Las pelucas aparecieron, como muchos otros avances, para hacer frente a las consecuencias de diferentes enfermedades. En 1580 la sífilis, enfermedad de transmisión sexual, se había convertido en la peor epidemia en Europa desde la peste negra. Según William Clowes «una multitud infinita de pacientes con sífilis abarrotaba los hospitales de Londres». Debido al colapso y a la falta de antibióticos las víctimas se enfrentaban a todo el peso de la enfermedad: heridas abiertas, erupciones desagradables, ceguera, demencia, y pérdida de cabello. La calvicie asoló a la población.
En esa época la pérdida del cabello era considerada como una vergüenza. El pelo largo era símbolo de estatus social, la falta de cabello podía manchar la reputación de las personas. Cuando el hermano del cronista Samuel Pepys se contagió de sífilis, éste escribió: «Si [mi hermano] sobrevive, no debería mostrar su cabeza, si lo hace sería algo vergonzoso para mí».
El brote de sífilis provocó un aumento exponencial en el uso de pelucas. Las víctimas ocultaban su calvicie, así como las sangrientas llagas que recorrían sus cabezas con pelucas hechas de pelo de caballo, cabra, o de cabello humano. Las pelucas se cubrían con aroma de lavanda o naranja para ocultar los malos olores. Aunque se generalizaron, las pelucas no tenían demasiado estilo, se utilizaban por necesidad, eran un parche para cubrir las consecuencias de una terrible enfermedad. Eso cambió en 1655 cuando Luis XIV, rey de Francia, comenzó a perder su pelo.

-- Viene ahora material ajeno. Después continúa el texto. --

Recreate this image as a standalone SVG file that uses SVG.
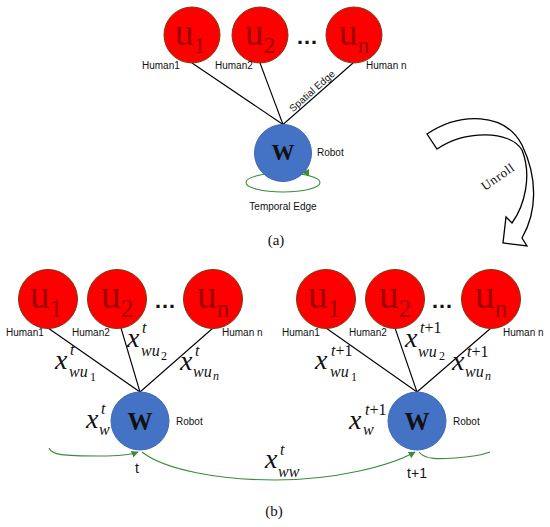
<svg xmlns="http://www.w3.org/2000/svg" width="550" height="527" viewBox="0 0 550 527">
<style>
.bg{fill:#ffffff}
.hum{fill:#ff0000;stroke:#7a3a10;stroke-width:1}
.rob{fill:#4472c4;stroke:#4068b8;stroke-width:1}
.edge{stroke:#000;stroke-width:1.1;fill:none}
.tmp{stroke:#3c8c3c;stroke-width:1.1;fill:none}
.lbl{font-family:"Liberation Sans",Arial,sans-serif;font-size:10px;fill:#111}
.ut{font-family:"Liberation Serif","Times New Roman",serif;fill:#a00000}
.wt{font-family:"Liberation Serif","Times New Roman",serif;font-weight:bold;fill:#111;text-anchor:middle}
.dots{font-family:"Liberation Sans",Arial,sans-serif;font-weight:bold;font-size:22px;fill:#111;text-anchor:middle}
.mx{font-family:"Liberation Serif","Times New Roman",serif;font-style:italic;font-size:28px;fill:#111}
.ms{font-family:"Liberation Serif","Times New Roman",serif;font-style:italic;font-size:16px;fill:#111}
.mn{font-family:"Liberation Serif","Times New Roman",serif;font-size:12px;fill:#111}
.mni{font-family:"Liberation Serif","Times New Roman",serif;font-style:italic;font-size:12px;fill:#111}
.cap{font-family:"Liberation Serif","Times New Roman",serif;font-size:15px;fill:#111;text-anchor:middle}
.tl{font-family:"Liberation Sans",Arial,sans-serif;font-size:14px;fill:#111;text-anchor:middle}
</style>
<defs>
<marker id="ga" viewBox="0 0 10 10" refX="9" refY="5" markerWidth="7" markerHeight="7" markerUnits="userSpaceOnUse" orient="auto">
<path d="M0,0 L10,5 L0,10 Z" fill="#3c8c3c"/>
</marker>
</defs>
<rect class="bg" x="0" y="0" width="550" height="527"/>

<!-- ===== (a) ===== -->
<g id="connectors-a">
<line class="edge" x1="192" y1="63" x2="283" y2="124.5"/>
<line class="edge" x1="260" y1="63" x2="283" y2="124.5"/>
<line class="edge" x1="353" y1="63" x2="283" y2="124.5"/>
<ellipse class="tmp" cx="283" cy="182.5" rx="37" ry="9.5"/>
<text class="lbl" transform="translate(312,91) rotate(-41.5)" x="0" y="3.5" text-anchor="middle">Spatial Edge</text>
<text class="lbl" x="283" y="210" text-anchor="middle">Temporal Edge</text>
</g>
<g id="a-u1"><circle class="hum" cx="192" cy="35" r="28"/><text class="ut" x="190" y="45" text-anchor="middle" font-size="38">u<tspan font-size="23" dy="8">1</tspan></text><text class="lbl" x="142" y="69">Human1</text></g>
<g id="a-u2"><circle class="hum" cx="260" cy="35" r="28"/><text class="ut" x="260" y="45" text-anchor="middle" font-size="38">u<tspan font-size="23" dy="8">2</tspan></text><text class="lbl" x="215" y="69">Human2</text></g>
<text class="dots" x="307" y="44">…</text>
<g id="a-un"><circle class="hum" cx="354" cy="35" r="28"/><text class="ut" x="354" y="45" text-anchor="middle" font-size="38">u<tspan font-size="23" dy="8">n</tspan></text><text class="lbl" x="366" y="69">Human n</text></g>
<g id="a-w"><circle class="rob" cx="283" cy="153" r="28.5"/><text class="wt" x="283" y="160" font-size="23">W</text><text class="lbl" x="317" y="156">Robot</text></g>
<path d="M309,169 L302,172.5 L309,176.5 Z" fill="#3c8c3c"/>
<text class="cap" x="276" y="245">(a)</text>

<!-- Unroll arrow -->
<g id="unroll">
<path d="M427,134 C460,112 505,112 522,145 C538,178 537,212 522,238 L527,246 L503,243 L506,217 L512,223 C525,205 532,175 522,150 C510,130 465,130 437,149 Z" fill="#fff" stroke="#000" stroke-width="1.3" stroke-linejoin="miter"/>
<text transform="translate(498,177) rotate(-35)" x="0" y="4" text-anchor="middle" font-family="'Liberation Serif','Times New Roman',serif" font-size="13" letter-spacing="0.6" fill="#111">Unroll</text>
</g>

<!-- ===== (b) left ===== -->
<g id="connectors-b">
<line class="edge" x1="48" y1="328" x2="140" y2="392"/>
<line class="edge" x1="121" y1="328" x2="140" y2="392"/>
<line class="edge" x1="213" y1="328" x2="140" y2="392"/>
<line class="edge" x1="326" y1="328" x2="417" y2="392"/>
<line class="edge" x1="395" y1="328" x2="417" y2="392"/>
<line class="edge" x1="491" y1="328" x2="417" y2="392"/>
<path class="tmp" d="M49,448 C52,455 62,456 100,456 C118,456 130,455 138,452" marker-end="url(#ga)"/>
<path class="tmp" d="M142,452 C165,470 220,480 275,480 C335,480 390,466 415,452" marker-end="url(#ga)"/>
<path class="tmp" d="M419,452 C425,460 440,459 455,458 C470,457 482,455 490,452"/>
</g>

<g id="b1-u1"><circle class="hum" cx="48" cy="299" r="29.5"/><text class="ut" x="46" y="308" text-anchor="middle" font-size="40">u<tspan font-size="25" dy="9">1</tspan></text><text class="lbl" x="6" y="336">Human1</text></g>
<g id="b1-u2"><circle class="hum" cx="117" cy="299" r="29.5"/><text class="ut" x="117" y="308" text-anchor="middle" font-size="40">u<tspan font-size="25" dy="9">2</tspan></text><text class="lbl" x="72" y="336">Human2</text></g>
<text class="dots" x="165" y="308">…</text>
<g id="b1-un"><circle class="hum" cx="213" cy="299" r="29.5"/><text class="ut" x="213" y="308" text-anchor="middle" font-size="40">u<tspan font-size="25" dy="9">n</tspan></text><text class="lbl" x="222" y="336">Human n</text></g>
<g id="b1-w"><circle class="rob" cx="140" cy="421" r="29"/><text class="wt" x="140" y="430" font-size="25">W</text><text class="lbl" x="176" y="425">Robot</text></g>

<g id="b1-labels">
<text class="mx" x="55" y="369">x</text><text class="ms" x="70" y="355">t</text><text class="ms" x="69" y="377">wu</text><text class="mn" x="90" y="381">1</text>
<text class="mx" x="127" y="347">x</text><text class="ms" x="142" y="333">t</text><text class="ms" x="141" y="356">wu</text><text class="mn" x="161" y="360">2</text>
<text class="mx" x="180" y="370">x</text><text class="ms" x="195" y="356">t</text><text class="ms" x="193" y="377">wu</text><text class="mni" x="213" y="380">n</text>
<text class="mx" x="86" y="428">x</text><text class="ms" x="101" y="414">t</text><text class="ms" x="99" y="435">w</text>
<text class="mx" x="265" y="468">x</text><text class="ms" x="280" y="455">t</text><text class="ms" x="278" y="477">ww</text>
<text class="tl" x="137" y="473">t</text>
</g>

<!-- ===== (b) right ===== -->
<g id="b2-u1"><circle class="hum" cx="326" cy="299" r="29.5"/><text class="ut" x="324" y="308" text-anchor="middle" font-size="40">u<tspan font-size="25" dy="9">1</tspan></text><text class="lbl" x="282" y="336">Human1</text></g>
<g id="b2-u2"><circle class="hum" cx="395" cy="299" r="29.5"/><text class="ut" x="395" y="308" text-anchor="middle" font-size="40">u<tspan font-size="25" dy="9">2</tspan></text><text class="lbl" x="349" y="336">Human2</text></g>
<text class="dots" x="442" y="308">…</text>
<g id="b2-un"><circle class="hum" cx="491" cy="299" r="29.5"/><text class="ut" x="491" y="308" text-anchor="middle" font-size="40">u<tspan font-size="25" dy="9">n</tspan></text><text class="lbl" x="503" y="336">Human n</text></g>
<g id="b2-w"><circle class="rob" cx="417" cy="421" r="29"/><text class="wt" x="417" y="430" font-size="25">W</text><text class="lbl" x="453" y="425">Robot</text></g>

<g id="b2-labels">
<text class="mx" x="315" y="369">x</text><text class="ms" x="331" y="356" font-size="15">t<tspan font-style="normal">+1</tspan></text><text class="ms" x="330" y="377">wu</text><text class="mn" x="351" y="381">1</text>
<text class="mx" x="405" y="347">x</text><text class="ms" x="420" y="333" font-size="15">t<tspan font-style="normal">+1</tspan></text><text class="ms" x="418" y="357">wu</text><text class="mn" x="439" y="360">2</text>
<text class="mx" x="452" y="370">x</text><text class="ms" x="467" y="357" font-size="15">t<tspan font-style="normal">+1</tspan></text><text class="ms" x="465" y="377">wu</text><text class="mni" x="485" y="380">n</text>
<text class="mx" x="349" y="429">x</text><text class="ms" x="365" y="415" font-size="15">t<tspan font-style="normal">+1</tspan></text><text class="ms" x="363" y="435">w</text>
<text class="tl" x="417" y="478">t+1</text>
</g>
<text class="cap" x="274" y="516">(b)</text>
</svg>
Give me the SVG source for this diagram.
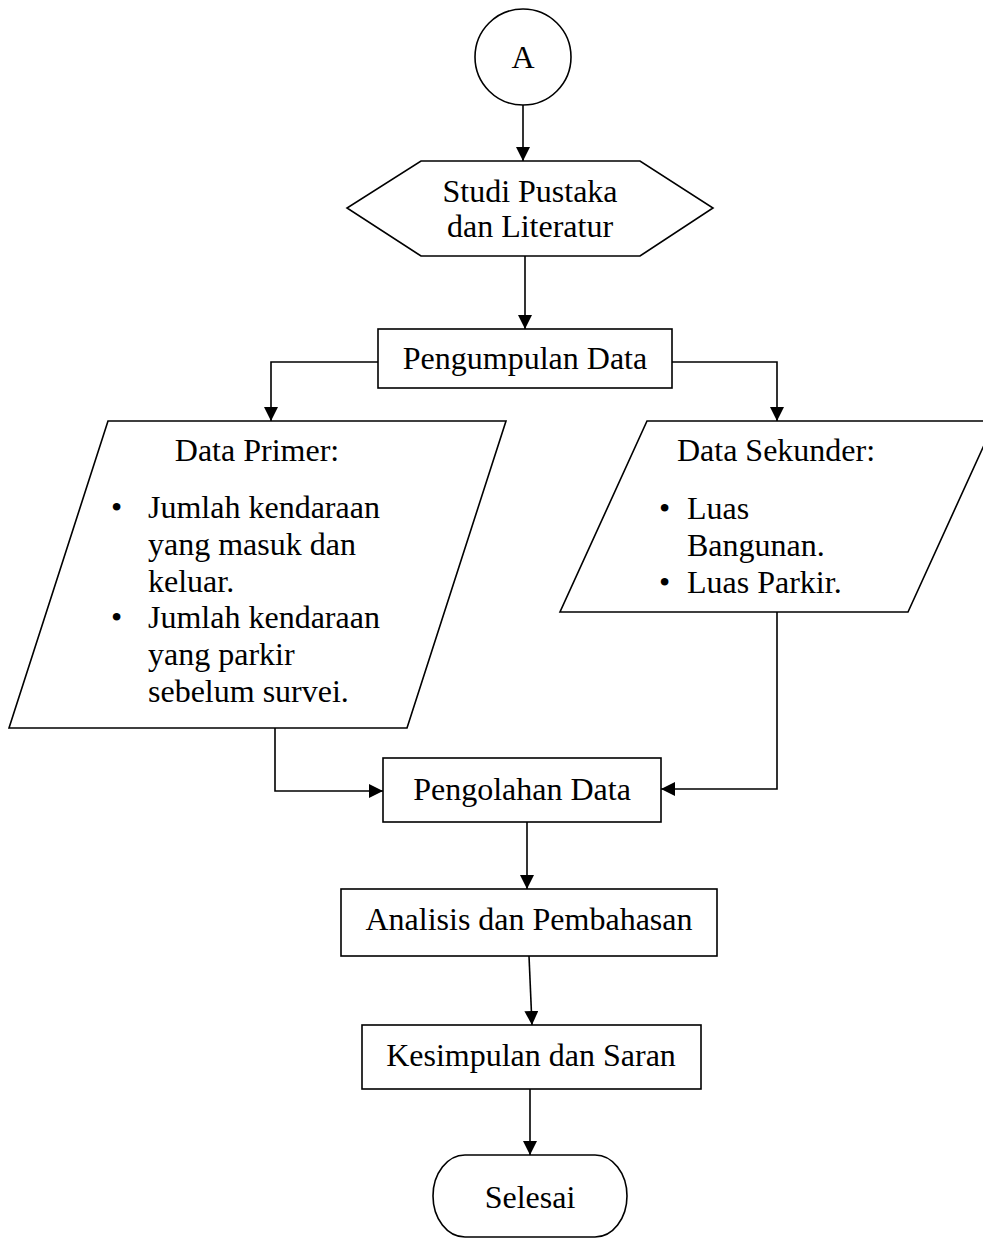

Impulso por parte de los monarcas
Luis XIV tenía sólo 17 años cuando comenzó a perder pelo. Preocupado porque su calvicie dañase su reputación, contrató a 48 fabricantes de pelucas para salvar su imagen. Cinco años más tarde Charles II, rey de Inglaterra y primo de Luis XIV, hizo lo mismo cuando su cabello comenzó a llenarse de canas. Los cortesanos y los aristócratas empezaron a copiar inmediatamente a los dos reyes.
El coste de las pelucas aumentó, y se convirtieron en un mecanismo para hacer alarde de riqueza y poder. El precio de las pelucas se multiplicó por 30. Se acuñó la expresión «pez gordo» para referirse a los snobs que podían permitirse grandes pelucas.
Las pelucas eran muy prácticas para evitar los piojos. Las personas con piojos debían afeitarse la cabeza, en cambio con una peluca era mucho más fácil despiojarse: se enviaba la peluca al fabricante que se encargaba de hervirla para eliminar las liendres.
Una moda venida a menos a finales del siglo XVIII
A finales del siglo 18 la tendencia fue desapareciendo. Los ciudadanos franceses dejaron de emplear pelucas durante la revolución, y los británicos dejaron de utilizarlas cuando el primer ministro William Pitt, desesperado por reunir dinero para financiar la guerra contra Francia, estableció un impuesto sobre las pelucas en 1795, lo que provocó que pasasen de moda. El pelo propio corto se convirtió en el estándar, permaneciendo así durante dos siglos.
Alrededor de 1960 las pelucas volvieron al primer plano. Se utilizaban para realizar en ellas sofisticados peinados que hubiesen resultado muy costosos a diario. Se convirtieron en un complemento de moda indispensable.